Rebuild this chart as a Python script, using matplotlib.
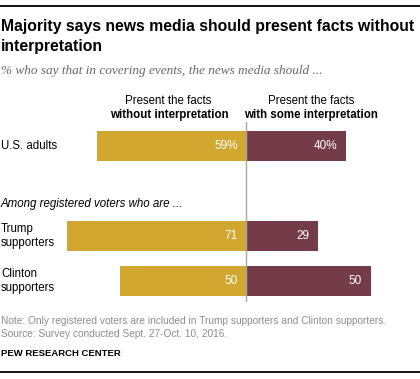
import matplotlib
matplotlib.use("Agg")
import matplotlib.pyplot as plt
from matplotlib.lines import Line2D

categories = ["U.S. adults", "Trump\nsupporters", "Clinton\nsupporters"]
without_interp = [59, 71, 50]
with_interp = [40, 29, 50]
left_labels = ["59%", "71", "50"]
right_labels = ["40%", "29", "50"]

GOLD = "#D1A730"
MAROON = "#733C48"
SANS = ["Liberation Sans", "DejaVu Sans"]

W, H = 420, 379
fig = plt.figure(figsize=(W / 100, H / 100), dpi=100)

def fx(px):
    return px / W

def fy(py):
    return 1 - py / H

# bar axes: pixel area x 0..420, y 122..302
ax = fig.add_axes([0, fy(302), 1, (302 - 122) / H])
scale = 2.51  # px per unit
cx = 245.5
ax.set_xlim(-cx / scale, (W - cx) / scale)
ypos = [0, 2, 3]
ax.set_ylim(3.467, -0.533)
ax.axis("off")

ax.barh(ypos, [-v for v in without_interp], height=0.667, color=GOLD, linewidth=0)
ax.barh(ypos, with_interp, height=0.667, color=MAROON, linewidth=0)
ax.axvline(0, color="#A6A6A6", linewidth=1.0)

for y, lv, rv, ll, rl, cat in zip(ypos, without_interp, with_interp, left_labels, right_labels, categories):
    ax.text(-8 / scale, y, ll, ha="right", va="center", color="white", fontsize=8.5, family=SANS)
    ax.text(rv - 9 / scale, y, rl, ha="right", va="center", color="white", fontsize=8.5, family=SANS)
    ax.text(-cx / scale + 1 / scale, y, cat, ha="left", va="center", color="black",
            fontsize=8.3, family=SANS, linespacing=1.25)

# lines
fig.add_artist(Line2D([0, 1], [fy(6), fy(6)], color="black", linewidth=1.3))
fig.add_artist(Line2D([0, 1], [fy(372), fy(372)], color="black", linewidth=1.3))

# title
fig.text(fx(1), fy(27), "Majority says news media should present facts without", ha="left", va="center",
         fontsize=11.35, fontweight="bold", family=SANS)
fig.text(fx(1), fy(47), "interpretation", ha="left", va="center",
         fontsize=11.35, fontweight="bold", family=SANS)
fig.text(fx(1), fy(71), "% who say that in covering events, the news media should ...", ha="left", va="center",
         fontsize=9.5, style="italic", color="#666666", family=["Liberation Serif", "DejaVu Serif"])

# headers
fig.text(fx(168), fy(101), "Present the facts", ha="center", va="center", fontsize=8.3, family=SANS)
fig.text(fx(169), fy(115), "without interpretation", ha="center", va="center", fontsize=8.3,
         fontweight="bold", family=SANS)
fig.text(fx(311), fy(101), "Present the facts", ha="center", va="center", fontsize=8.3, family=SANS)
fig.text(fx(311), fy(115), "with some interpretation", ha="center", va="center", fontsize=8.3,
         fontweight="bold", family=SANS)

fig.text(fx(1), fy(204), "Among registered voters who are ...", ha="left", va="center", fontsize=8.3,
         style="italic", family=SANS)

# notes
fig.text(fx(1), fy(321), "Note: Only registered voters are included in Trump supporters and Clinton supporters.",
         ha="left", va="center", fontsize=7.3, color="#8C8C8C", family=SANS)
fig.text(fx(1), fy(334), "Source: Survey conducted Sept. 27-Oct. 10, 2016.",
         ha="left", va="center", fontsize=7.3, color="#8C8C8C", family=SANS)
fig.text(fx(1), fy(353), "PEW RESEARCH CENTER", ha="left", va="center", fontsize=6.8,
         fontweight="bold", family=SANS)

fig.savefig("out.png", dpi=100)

○ ○ ○

**YOUR GOAL:**
Gather, from the listing above, every line carrying the word "matplotlib".

**COMPLETE OUTPUT:**
Rebuild this chart as a Python script, using matplotlib.
import matplotlib
matplotlib.use("Agg")
import matplotlib.pyplot as plt
from matplotlib.lines import Line2D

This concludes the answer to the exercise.